The government formally decided Tuesday to sign the Paris Agreement, an international framework negotiated to make curbing greenhouse gas emissions legally binding. Its ratification will require Diet approval.

At least 130 countries, including major emitters such as the United States and China, are expected to sign the agreement at a ceremony Friday at the United Nations. Some 60 world leaders are expected to attend.

The landmark agreement, adopted at a U.N. conference on climate change in December, aims to keep the global average rise in temperature to below 2 degrees C. This rise is seen as the point of no return in the battle to avoid serious complications from climate change, such as drought, floods, melting glaciers and rising seas.
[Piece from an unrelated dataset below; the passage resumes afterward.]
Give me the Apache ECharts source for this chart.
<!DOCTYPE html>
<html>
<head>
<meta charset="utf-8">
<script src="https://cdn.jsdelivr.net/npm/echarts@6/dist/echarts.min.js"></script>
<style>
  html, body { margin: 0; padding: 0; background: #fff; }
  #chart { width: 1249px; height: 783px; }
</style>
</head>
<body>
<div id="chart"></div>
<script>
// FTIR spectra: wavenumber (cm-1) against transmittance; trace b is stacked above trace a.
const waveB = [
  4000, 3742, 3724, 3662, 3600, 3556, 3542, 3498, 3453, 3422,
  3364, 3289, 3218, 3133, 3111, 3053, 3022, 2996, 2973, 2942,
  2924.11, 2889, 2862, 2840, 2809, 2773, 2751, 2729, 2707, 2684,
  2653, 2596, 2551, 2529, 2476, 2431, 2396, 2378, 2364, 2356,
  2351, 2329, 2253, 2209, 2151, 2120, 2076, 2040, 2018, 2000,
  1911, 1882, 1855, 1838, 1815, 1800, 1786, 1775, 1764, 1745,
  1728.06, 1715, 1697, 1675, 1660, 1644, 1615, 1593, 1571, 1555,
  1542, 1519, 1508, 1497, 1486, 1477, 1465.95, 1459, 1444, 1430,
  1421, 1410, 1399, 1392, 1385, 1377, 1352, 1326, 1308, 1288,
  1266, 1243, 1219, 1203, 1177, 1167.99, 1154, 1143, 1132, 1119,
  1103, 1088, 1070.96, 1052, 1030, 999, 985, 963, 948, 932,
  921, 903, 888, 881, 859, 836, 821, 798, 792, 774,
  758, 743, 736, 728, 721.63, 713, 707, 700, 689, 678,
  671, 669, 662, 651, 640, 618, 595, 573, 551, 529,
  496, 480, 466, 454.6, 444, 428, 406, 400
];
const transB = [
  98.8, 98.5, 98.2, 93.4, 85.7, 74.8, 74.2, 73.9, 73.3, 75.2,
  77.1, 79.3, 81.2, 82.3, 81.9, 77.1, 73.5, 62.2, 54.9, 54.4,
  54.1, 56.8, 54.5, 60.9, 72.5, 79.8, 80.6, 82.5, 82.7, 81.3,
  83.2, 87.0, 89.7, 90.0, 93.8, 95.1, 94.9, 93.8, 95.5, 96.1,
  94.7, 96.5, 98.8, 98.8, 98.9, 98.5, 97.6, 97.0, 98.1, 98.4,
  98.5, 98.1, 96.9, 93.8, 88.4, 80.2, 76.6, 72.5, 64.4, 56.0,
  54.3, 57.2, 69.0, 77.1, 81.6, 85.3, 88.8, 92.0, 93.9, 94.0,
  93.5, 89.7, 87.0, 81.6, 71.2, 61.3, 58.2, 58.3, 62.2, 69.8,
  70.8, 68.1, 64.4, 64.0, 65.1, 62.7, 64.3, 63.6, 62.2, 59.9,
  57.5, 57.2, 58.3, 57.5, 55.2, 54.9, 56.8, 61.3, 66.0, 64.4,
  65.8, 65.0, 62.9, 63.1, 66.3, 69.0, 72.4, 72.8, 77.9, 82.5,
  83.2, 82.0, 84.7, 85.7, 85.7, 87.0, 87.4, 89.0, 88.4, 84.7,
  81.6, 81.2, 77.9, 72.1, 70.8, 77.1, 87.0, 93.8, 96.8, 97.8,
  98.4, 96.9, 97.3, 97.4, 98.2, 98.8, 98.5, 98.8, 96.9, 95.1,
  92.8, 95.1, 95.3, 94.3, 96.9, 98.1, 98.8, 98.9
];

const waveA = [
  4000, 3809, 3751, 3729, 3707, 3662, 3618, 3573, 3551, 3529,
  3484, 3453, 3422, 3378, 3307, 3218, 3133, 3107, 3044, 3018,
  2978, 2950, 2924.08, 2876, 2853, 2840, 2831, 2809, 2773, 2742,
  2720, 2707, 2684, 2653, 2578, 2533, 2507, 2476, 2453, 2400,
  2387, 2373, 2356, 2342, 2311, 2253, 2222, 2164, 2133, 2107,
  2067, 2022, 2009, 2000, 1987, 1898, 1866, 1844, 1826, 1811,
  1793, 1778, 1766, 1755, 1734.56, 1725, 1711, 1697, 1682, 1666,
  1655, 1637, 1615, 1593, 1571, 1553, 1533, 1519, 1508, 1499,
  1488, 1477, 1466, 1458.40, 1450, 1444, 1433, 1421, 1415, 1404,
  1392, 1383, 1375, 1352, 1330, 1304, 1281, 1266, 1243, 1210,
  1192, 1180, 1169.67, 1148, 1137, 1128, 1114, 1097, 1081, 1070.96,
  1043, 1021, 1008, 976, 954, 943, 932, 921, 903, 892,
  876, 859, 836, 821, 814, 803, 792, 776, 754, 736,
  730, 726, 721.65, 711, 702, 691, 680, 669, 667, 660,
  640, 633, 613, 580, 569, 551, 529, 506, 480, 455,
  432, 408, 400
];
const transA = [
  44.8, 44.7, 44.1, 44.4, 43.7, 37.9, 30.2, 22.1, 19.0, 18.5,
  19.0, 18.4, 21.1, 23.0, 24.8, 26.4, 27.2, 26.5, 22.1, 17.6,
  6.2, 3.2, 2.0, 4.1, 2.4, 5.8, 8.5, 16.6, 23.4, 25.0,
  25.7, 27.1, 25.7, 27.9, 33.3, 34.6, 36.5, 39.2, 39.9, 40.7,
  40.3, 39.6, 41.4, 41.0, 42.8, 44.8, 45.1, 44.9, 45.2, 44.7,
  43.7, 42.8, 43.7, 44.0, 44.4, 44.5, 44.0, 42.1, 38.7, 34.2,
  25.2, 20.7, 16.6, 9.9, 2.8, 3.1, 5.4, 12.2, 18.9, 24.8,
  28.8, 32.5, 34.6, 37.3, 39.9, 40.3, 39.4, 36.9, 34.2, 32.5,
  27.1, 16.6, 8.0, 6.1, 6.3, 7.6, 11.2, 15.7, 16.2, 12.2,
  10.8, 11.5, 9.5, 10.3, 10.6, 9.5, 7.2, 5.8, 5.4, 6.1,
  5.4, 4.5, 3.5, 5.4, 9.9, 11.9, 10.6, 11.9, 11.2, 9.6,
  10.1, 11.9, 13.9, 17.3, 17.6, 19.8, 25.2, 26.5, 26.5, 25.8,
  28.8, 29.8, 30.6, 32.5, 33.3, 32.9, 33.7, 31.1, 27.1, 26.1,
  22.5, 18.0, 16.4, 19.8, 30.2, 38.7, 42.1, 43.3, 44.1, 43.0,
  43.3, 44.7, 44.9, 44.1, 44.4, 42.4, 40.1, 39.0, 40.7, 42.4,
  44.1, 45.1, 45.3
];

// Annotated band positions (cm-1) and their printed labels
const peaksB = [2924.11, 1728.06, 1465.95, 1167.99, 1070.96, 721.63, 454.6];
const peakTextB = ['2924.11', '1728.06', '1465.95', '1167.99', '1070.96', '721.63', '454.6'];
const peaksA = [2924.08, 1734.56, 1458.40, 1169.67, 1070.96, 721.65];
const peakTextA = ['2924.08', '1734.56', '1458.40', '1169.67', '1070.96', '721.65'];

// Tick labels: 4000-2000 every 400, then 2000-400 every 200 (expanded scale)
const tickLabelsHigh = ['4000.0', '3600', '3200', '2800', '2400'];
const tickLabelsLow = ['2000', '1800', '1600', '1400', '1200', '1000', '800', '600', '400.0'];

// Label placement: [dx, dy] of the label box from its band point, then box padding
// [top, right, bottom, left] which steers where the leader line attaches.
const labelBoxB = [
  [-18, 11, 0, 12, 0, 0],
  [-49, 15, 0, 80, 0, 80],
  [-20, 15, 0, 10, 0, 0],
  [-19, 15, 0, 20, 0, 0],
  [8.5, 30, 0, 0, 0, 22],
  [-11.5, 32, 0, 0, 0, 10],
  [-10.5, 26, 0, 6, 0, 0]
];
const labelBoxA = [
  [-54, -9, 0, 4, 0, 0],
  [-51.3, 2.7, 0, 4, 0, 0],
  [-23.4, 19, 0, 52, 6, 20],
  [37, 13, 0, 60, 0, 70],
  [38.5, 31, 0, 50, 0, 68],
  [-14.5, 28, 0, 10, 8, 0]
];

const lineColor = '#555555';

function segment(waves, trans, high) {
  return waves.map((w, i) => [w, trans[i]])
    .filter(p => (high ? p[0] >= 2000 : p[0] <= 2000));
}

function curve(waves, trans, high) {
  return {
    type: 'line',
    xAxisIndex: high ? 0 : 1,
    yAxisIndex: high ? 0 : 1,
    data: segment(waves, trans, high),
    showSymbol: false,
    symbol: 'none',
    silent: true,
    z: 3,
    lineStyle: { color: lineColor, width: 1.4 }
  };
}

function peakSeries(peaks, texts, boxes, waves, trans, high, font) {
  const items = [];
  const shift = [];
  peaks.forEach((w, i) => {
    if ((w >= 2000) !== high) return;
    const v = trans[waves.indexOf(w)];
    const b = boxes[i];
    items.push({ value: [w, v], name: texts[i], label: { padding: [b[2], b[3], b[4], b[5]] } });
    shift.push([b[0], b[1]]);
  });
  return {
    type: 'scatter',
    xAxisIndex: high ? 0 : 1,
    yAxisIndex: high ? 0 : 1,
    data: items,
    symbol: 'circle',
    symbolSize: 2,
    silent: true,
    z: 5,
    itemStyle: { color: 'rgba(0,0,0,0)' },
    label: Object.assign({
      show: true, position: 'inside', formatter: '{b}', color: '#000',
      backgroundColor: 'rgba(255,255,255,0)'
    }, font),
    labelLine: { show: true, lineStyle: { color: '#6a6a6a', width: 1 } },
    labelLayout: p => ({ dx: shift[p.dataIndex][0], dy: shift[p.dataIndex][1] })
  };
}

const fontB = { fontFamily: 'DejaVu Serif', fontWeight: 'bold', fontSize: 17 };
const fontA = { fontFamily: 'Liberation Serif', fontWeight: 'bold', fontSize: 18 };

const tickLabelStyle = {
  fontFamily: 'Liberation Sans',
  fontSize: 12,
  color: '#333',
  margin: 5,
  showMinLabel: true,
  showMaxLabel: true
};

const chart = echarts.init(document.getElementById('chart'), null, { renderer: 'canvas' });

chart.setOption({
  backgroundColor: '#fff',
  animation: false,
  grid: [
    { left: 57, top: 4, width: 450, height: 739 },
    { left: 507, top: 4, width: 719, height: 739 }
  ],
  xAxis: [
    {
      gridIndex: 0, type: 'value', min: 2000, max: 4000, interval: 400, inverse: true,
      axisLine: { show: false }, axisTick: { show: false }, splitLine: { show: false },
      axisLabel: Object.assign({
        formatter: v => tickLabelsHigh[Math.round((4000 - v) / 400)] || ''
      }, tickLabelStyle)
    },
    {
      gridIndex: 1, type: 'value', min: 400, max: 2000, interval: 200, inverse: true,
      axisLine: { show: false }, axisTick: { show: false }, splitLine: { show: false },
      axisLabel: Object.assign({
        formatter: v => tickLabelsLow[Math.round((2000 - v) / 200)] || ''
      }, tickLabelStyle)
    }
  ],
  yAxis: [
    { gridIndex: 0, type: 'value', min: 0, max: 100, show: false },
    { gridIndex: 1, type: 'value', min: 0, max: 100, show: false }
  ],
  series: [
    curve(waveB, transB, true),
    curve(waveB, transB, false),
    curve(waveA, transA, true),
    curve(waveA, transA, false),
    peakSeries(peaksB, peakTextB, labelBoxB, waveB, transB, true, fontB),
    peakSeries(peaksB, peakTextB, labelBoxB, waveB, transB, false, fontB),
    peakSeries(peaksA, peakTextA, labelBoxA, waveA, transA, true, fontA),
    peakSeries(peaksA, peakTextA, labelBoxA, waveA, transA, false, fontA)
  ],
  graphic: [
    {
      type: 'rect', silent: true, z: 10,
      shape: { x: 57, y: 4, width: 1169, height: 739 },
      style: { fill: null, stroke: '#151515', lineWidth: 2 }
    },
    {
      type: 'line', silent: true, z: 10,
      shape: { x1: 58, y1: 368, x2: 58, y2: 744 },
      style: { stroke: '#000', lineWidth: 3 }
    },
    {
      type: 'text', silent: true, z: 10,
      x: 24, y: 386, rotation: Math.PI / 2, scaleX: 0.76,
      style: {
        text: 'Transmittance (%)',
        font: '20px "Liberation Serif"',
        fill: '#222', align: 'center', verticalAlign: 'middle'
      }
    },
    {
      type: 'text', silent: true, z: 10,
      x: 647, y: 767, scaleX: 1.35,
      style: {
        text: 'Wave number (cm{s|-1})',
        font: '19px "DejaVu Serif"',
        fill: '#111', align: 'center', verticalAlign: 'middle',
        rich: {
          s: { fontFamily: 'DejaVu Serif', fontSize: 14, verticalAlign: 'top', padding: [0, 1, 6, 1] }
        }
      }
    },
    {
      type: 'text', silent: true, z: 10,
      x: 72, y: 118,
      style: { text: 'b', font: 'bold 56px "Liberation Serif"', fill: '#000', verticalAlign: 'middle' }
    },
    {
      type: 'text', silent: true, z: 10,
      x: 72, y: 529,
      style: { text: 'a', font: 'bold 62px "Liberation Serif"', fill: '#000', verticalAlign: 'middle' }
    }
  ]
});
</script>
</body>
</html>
The accord also requires all countries to submit their emissions reduction targets to the United Nations every five years and take domestic measures accordingly.

Signing the agreement means a country basically agrees to its content and aims to formally ratify it in the future.

The Paris Agreement enters into force when at least 55 nations accounting for at least 55 percent of global greenhouse gas emissions have ratified it.

"Climate change is a pressing issue that the global community must tackle," Chief Cabinet Secretary Yoshihide Suga said in Tokyo.

He added, "Japan hopes to contribute so that the efforts will progress based on the accord."

One of the world's three major global temperature monitoring bodies, the U.K. Met Office, released data in January showing that 2015 smashed all previous annual average temperature records. The data showed that temperatures were 0.75 degrees higher than the long-term average between 1961 and 1990.